Law enforcement has utilized police dogs for drug searches for years in Ohio. Now, a newly passed law could turn law enforcement’s long distinguished K-9 drug unit on its head. Ohio has recently passed a new hemp law, which states that any cannabis with less than 0.3 percent THC is now considered to be legal hemp. Hemp is a strain of cannabis with low THC and can be refined into a variety of commercial items such as paper, clothing, textiles, biofuel or paint insulation.
The issue with this new hemp legalization law is that it casts a cloud of doubt over whether a drug-sniffing dog could provide sufficient “probable cause” during a drug search. Marijuana and hemp both are from the cannabis family and smell nearly identical so dogs can’t detect the difference. Due to this development, the Ohio Highway Patrol and the Columbus Division of Police are suspending marijuana-detection training for new K-9 dogs until further notice.
Dogs who have been trained to detect certain controlled substances can’t be retrained to stop reacting to that odor. Usually, dogs are trained to identify more than one drug at once such as heroin, cocaine and methamphetamine. The dogs will react the same way no matter which type of drug they smell and the quantity of it. So, officers will have no idea if the dog has detected marijuana or legal hemp since they have the exact same smell.

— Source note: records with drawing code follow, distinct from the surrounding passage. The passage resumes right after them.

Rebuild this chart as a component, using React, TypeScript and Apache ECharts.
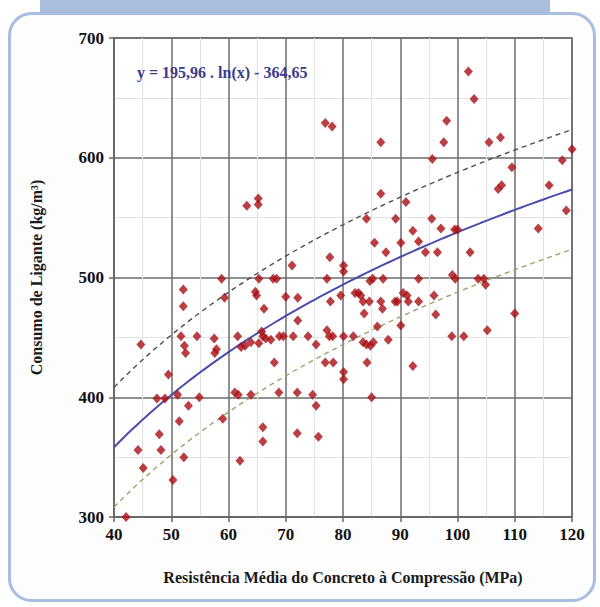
import React, { useEffect, useRef } from "react";
import * as echarts from "echarts";

// Resistência média à compressão (MPa) de cada traço
const resistencia = [
  76.9, 78.1, 63.2, 65.2, 65.2, 101.9, 102.9, 98.1, 97.6, 86.6, 105.5, 107.5, 95.6, 120, 118.3, 109.5,
  86.6, 91, 116, 107.7, 107.1, 119,
  71.1, 77.7, 58.8, 65.3, 67.8, 68.4, 77.2, 52.1, 64.7, 64.9, 52.1, 59.3, 70, 72.1, 77.8, 66.2, 72.1,
  44.7, 51.7, 54.5, 52.3, 52.5, 57.5, 57.9, 57.6, 61.6, 62.2, 62.9, 63.9, 65.3, 65.8, 66, 66.5, 67.4,
  68.9, 69.6, 71.3, 73.9, 75.3, 77.2, 77.6, 78.2, 49.5, 68, 76.9, 78.3, 61.1, 61.7, 63.9, 68.8, 72,
  74.7, 47.5, 48.9, 51.1, 54.9,
  53, 75.3, 51.4, 59, 47.9, 66, 66, 72, 75.7, 44.2, 48.2, 52.2, 45.1, 62, 50.3, 42.1,
  84.1, 89.2, 95.5, 97.1, 92.2, 99.5, 100, 114.1, 85.5, 90.1, 93.2, 87.5, 94.4, 96.5, 102.2, 80.1,
  80.1, 85.2, 84.7, 87, 93.2, 99.1, 99.6, 103.6, 104.6, 104.9, 79.6, 82.1, 82.7, 83.1, 83.5, 84.6,
  86.6, 89.1, 89.5, 90.5, 91.2, 91.4, 93.2, 95.9, 86.9, 83.7, 96.2, 110, 86, 90.1, 80.1, 81.8, 83.5,
  84.1, 84.8, 85.3, 87.9, 99, 101.1, 105.2, 84.2, 92.2, 80.1, 80.1, 85,
];

// Consumo de ligante (kg/m³) correspondente
const consumo = [
  629, 626, 560, 566, 561, 672, 649, 631, 613, 613, 613, 617, 599, 607, 598, 592,
  570, 563, 577, 577, 574, 556,
  510, 517, 499, 499, 499, 499, 499, 490, 488, 485, 476, 483, 484, 483, 480, 474, 464,
  444, 451, 451, 443, 437, 449, 440, 437, 451, 442, 443, 446, 445, 455, 451, 449, 448,
  451, 451, 451, 451, 444, 456, 451, 451, 419, 429, 429, 429, 404, 402, 402, 404, 404,
  402, 399, 399, 402, 400,
  393, 393, 380, 382, 369, 375, 363, 370, 367, 356, 356, 350, 341, 347, 331, 300,
  549, 549, 549, 541, 539, 540, 540, 541, 529, 529, 530, 521, 521, 521, 521, 510,
  505, 499, 497, 499, 499, 502, 499, 499, 499, 494, 485, 487, 487, 485, 480, 480,
  480, 480, 480, 487, 485, 480, 480, 485, 474, 470, 469, 470, 459, 460, 451, 451, 446,
  444, 443, 446, 448, 451, 451, 456, 429, 426, 421, 415, 400,
];

// Ajuste logarítmico: y = A . ln(x) + B, com faixa de ±50 kg/m³
const coefA = 195.96;
const coefB = -364.65;
const faixa = 50;
const equacao = "y = 195,96 . ln(x) - 364,65";

const xMin = 40;
const xMax = 120;
const yMin = 300;
const yMax = 700;

const eixoX = "Resistência Média do Concreto à Compressão (MPa)";
const eixoY = "Consumo de Ligante (kg/m³)";

const ajuste = (x: number) => coefA * Math.log(x) + coefB;

export default function App() {
  const ref = useRef<HTMLDivElement>(null);

  useEffect(() => {
    if (!ref.current) return;
    const chart = echarts.init(ref.current, null, { renderer: "svg" });

    const pontos = resistencia.map((x, i) => [x, consumo[i]]);
    const xs: number[] = [];
    for (let x = xMin; x <= xMax; x += 1) xs.push(x);
    const curva = xs.map((x) => [x, ajuste(x)]);
    const superior = xs.map((x) => [x, ajuste(x) + faixa]);
    const inferior = xs.map((x) => [x, ajuste(x) - faixa]);

    const fonte = "Liberation Serif";

    chart.setOption({
      animation: false,
      backgroundColor: "#ffffff",
      textStyle: { fontFamily: fonte },
      graphic: [
        {
          type: "rect",
          z: -10,
          shape: { x: 40, y: 0, width: 510, height: 16 },
          style: { fill: "#a9bedd" },
          silent: true,
        },
        {
          type: "rect",
          z: -9,
          shape: { x: 9.5, y: 13.5, width: 585, height: 587, r: 22 },
          style: { fill: "#fdfdfe", stroke: "#a8bde0", lineWidth: 3 },
          silent: true,
        },
        {
          type: "text",
          z: 100,
          left: 137,
          top: 64,
          style: {
            text: equacao,
            fontFamily: fonte,
            fontWeight: "bold",
            fontSize: 16,
            fill: "#3b3b8e",
          },
        },
      ],
      grid: {
        left: 114,
        right: 28,
        top: 38,
        bottom: 90,
        show: true,
        backgroundColor: "#ffffff",
        borderColor: "#666666",
        borderWidth: 1.5,
      },
      xAxis: {
        type: "value",
        min: xMin,
        max: xMax,
        interval: 10,
        name: eixoX,
        nameLocation: "middle",
        nameGap: 52,
        nameTextStyle: { fontFamily: fonte, fontWeight: "bold", fontSize: 16, color: "#1a1a1a" },
        axisLine: { show: true, lineStyle: { color: "#666666", width: 1.5 } },
        axisTick: { show: true, length: 5, lineStyle: { color: "#666666", width: 1.5 } },
        axisLabel: { fontFamily: fonte, fontWeight: "bold", fontSize: 17, color: "#111", margin: 9 },
        splitLine: { show: true, lineStyle: { color: "#6c6c6c", width: 1.5 } },
        minorTick: { show: false, splitNumber: 2 },
        minorSplitLine: { show: true, lineStyle: { color: "#e2e2e2", width: 1 } },
      },
      yAxis: {
        type: "value",
        min: yMin,
        max: yMax,
        interval: 100,
        name: eixoY,
        nameLocation: "middle",
        nameGap: 70,
        nameTextStyle: { fontFamily: fonte, fontWeight: "bold", fontSize: 16, color: "#1a1a1a" },
        axisLine: { show: true, lineStyle: { color: "#666666", width: 1.5 } },
        axisTick: { show: true, length: 5, lineStyle: { color: "#666666", width: 1.5 } },
        axisLabel: { fontFamily: fonte, fontWeight: "bold", fontSize: 17, color: "#111", margin: 10 },
        splitLine: { show: true, lineStyle: { color: "#6c6c6c", width: 1.5 } },
        minorTick: { show: false, splitNumber: 2 },
        minorSplitLine: { show: true, lineStyle: { color: "#e2e2e2", width: 1 } },
      },
      series: [
        {
          type: "line",
          data: superior,
          showSymbol: false,
          lineStyle: { color: "#4e4e4e", width: 1.4, type: [5, 4] },
          z: 2,
        },
        {
          type: "line",
          data: inferior,
          showSymbol: false,
          lineStyle: { color: "#9aa46c", width: 1.4, type: [5, 4] },
          z: 2,
        },
        {
          type: "line",
          data: curva,
          showSymbol: false,
          lineStyle: { color: "#4c4cab", width: 2 },
          z: 3,
        },
        {
          type: "scatter",
          data: pontos,
          symbol: "diamond",
          symbolSize: [9, 10],
          itemStyle: { color: "#a90f14" },
          z: 4,
        },
      ],
    });

    return () => chart.dispose();
  }, []);

  return (
    <div
      ref={ref}
      style={{ position: "fixed", left: 0, top: 0, width: 600, height: 607 }}
    />
  );
}
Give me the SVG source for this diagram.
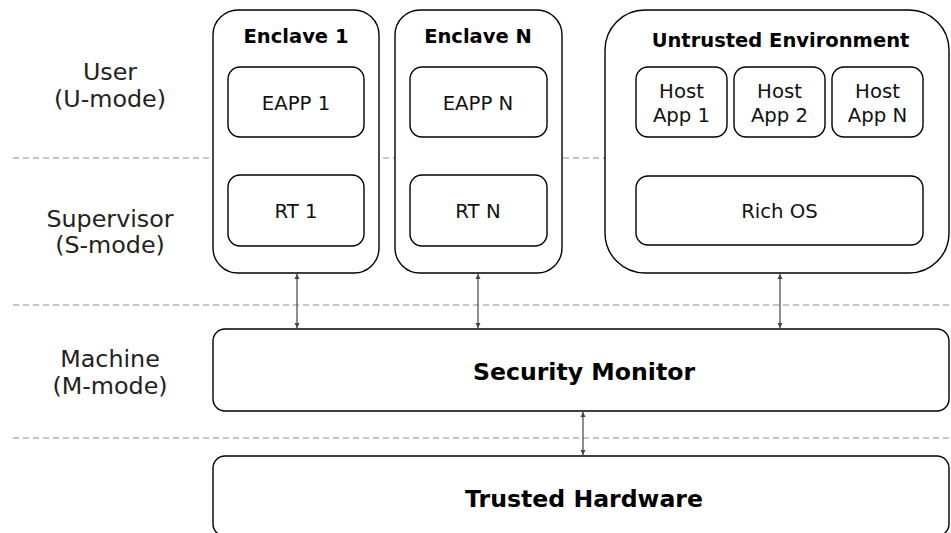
<svg xmlns="http://www.w3.org/2000/svg" width="951" height="533" viewBox="0 0 951 533">
  <defs>
    <marker id="arrow" viewBox="0 0 10 10" refX="10" refY="5" markerWidth="5" markerHeight="6" orient="auto-start-reverse" markerUnits="userSpaceOnUse">
      <path d="M0,0 L10,5 L0,10 z" fill="#444"/>
    </marker>
    <style>
      .box { fill: #fff; stroke: #000; stroke-width: 1.4; }
      .sep { stroke: #b4b4b4; stroke-width: 1.4; stroke-dasharray: 6 4; fill: none; }
      .conn { stroke: #444; stroke-width: 1.2; fill: none; marker-start: url(#arrow); marker-end: url(#arrow); }
      text { font-family: "DejaVu Sans", Verdana, sans-serif; fill: #000; text-anchor: middle; }
      .lvl { font-size: 23.8px; fill: #222; }
      .lbl { font-size: 19.7px; fill: #111; }
      .ttl { font-size: 19.5px; font-weight: bold; }
      .big { font-size: 23.6px; font-weight: bold; }
    </style>
  </defs>

  <!-- privilege level separators -->
  <g id="separators">
    <line class="sep" x1="13" y1="158" x2="951" y2="158"/>
    <line class="sep" x1="13" y1="305" x2="951" y2="305"/>
    <line class="sep" x1="13" y1="438" x2="951" y2="438"/>
  </g>

  <!-- privilege level labels -->
  <g id="levels">
    <text class="lvl" x="110" y="80">User</text>
    <text class="lvl" x="110" y="107">(U-mode)</text>
    <text class="lvl" x="110" y="227">Supervisor</text>
    <text class="lvl" x="110" y="253">(S-mode)</text>
    <text class="lvl" x="110" y="367">Machine</text>
    <text class="lvl" x="110" y="394">(M-mode)</text>
  </g>

  <g id="enclave-1">
    <rect class="box" x="213" y="10" width="166" height="263" rx="25"/>
    <text class="ttl" x="296" y="43">Enclave 1</text>
    <g id="eapp-1">
      <rect class="box" x="228" y="67" width="136" height="70" rx="12"/>
      <text class="lbl" x="296" y="110">EAPP 1</text>
    </g>
    <g id="rt-1">
      <rect class="box" x="228" y="175" width="136" height="71" rx="12"/>
      <text class="lbl" x="296" y="218">RT 1</text>
    </g>
  </g>

  <g id="enclave-n">
    <rect class="box" x="395" y="10" width="167" height="263" rx="25"/>
    <text class="ttl" x="478" y="43">Enclave N</text>
    <g id="eapp-n">
      <rect class="box" x="410" y="67" width="137" height="70" rx="12"/>
      <text class="lbl" x="478" y="110">EAPP N</text>
    </g>
    <g id="rt-n">
      <rect class="box" x="410" y="175" width="137" height="71" rx="12"/>
      <text class="lbl" x="478" y="218">RT N</text>
    </g>
  </g>

  <g id="untrusted-env">
    <rect class="box" x="605" y="10" width="344" height="263" rx="40"/>
    <text class="ttl" x="780.5" y="47">Untrusted Environment</text>
    <g id="host-app-1">
      <rect class="box" x="636" y="67" width="91" height="70" rx="12"/>
      <text class="lbl" x="681.5" y="98">Host</text>
      <text class="lbl" x="681.5" y="122">App 1</text>
    </g>
    <g id="host-app-2">
      <rect class="box" x="734" y="67" width="91" height="70" rx="12"/>
      <text class="lbl" x="779.5" y="98">Host</text>
      <text class="lbl" x="779.5" y="122">App 2</text>
    </g>
    <g id="host-app-n">
      <rect class="box" x="832" y="67" width="91" height="70" rx="12"/>
      <text class="lbl" x="877.5" y="98">Host</text>
      <text class="lbl" x="877.5" y="122">App N</text>
    </g>
    <g id="rich-os">
      <rect class="box" x="636" y="176" width="287" height="69" rx="12"/>
      <text class="lbl" x="779.5" y="218">Rich OS</text>
    </g>
  </g>

  <g id="security-monitor">
    <rect class="box" x="213" y="329" width="736" height="82" rx="12"/>
    <text class="big" x="584" y="380">Security Monitor</text>
  </g>

  <g id="trusted-hardware">
    <rect class="box" x="213" y="456" width="736" height="80" rx="12"/>
    <text class="big" x="584" y="507">Trusted Hardware</text>
  </g>

  <!-- calls between layers -->
  <g id="connectors">
    <line class="conn" x1="297" y1="274" x2="297" y2="328"/>
    <line class="conn" x1="478" y1="274" x2="478" y2="328"/>
    <line class="conn" x1="780" y1="274" x2="780" y2="328"/>
    <line class="conn" x1="583" y1="412" x2="583" y2="455"/>
  </g>
</svg>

This has proven to be problematic for Ohio’s local police force as they have 31 current drug-detection canines currently deployed for patrol. The dog’s inability to separate marijuana and legal hemp means their “hits” aren’t sufficient enough to conduct a legal search. Defense attorneys around Ohio are arguing that allowing the dogs to work is a violation of the Fourth Amendment to the U.S Constitution.
To further complicate the issue, it’s estimated nearly 45,000 people received a recommendation from a doctor to use medical marijuana in 2018. This means people who have received cannabis for a medical condition could face unfair searches because a K-9 drug dog’s “hit” is considered enough grounds for a search and seizure.
Columbus Police Chief Thomas Quinlan responded to the issue by stating he will be releasing new policies and procedures to limit hits on cars that might be THC based. He also added that the next two K-9’s will not be certified to detect THC. Columbus City Attorney Zach Klein also laid down new regulations on searches in a memo to law enforcement stating, “a vehicle may not be searched solely because a K-9 trained to alert to marijuana, alerted to the vehicle.”
The memo continues on to say that if the officer smells suspected burning marijuana, this is considered enough probable cause for a legal search. However, the memo also states that if the suspect claims they are smoking hemp officers must assess the totality of circumstances before undergoing a search and seizure.
The new procedures for THC-based search and seizures could have a lasting effect on marijuana arrests in the future. Smell and detection dogs have always been a staple in catching people in possession of cannabis. Officers will have to find new ways to identify marijuana users and we should expect to see the number of possession-related arrested decline this year.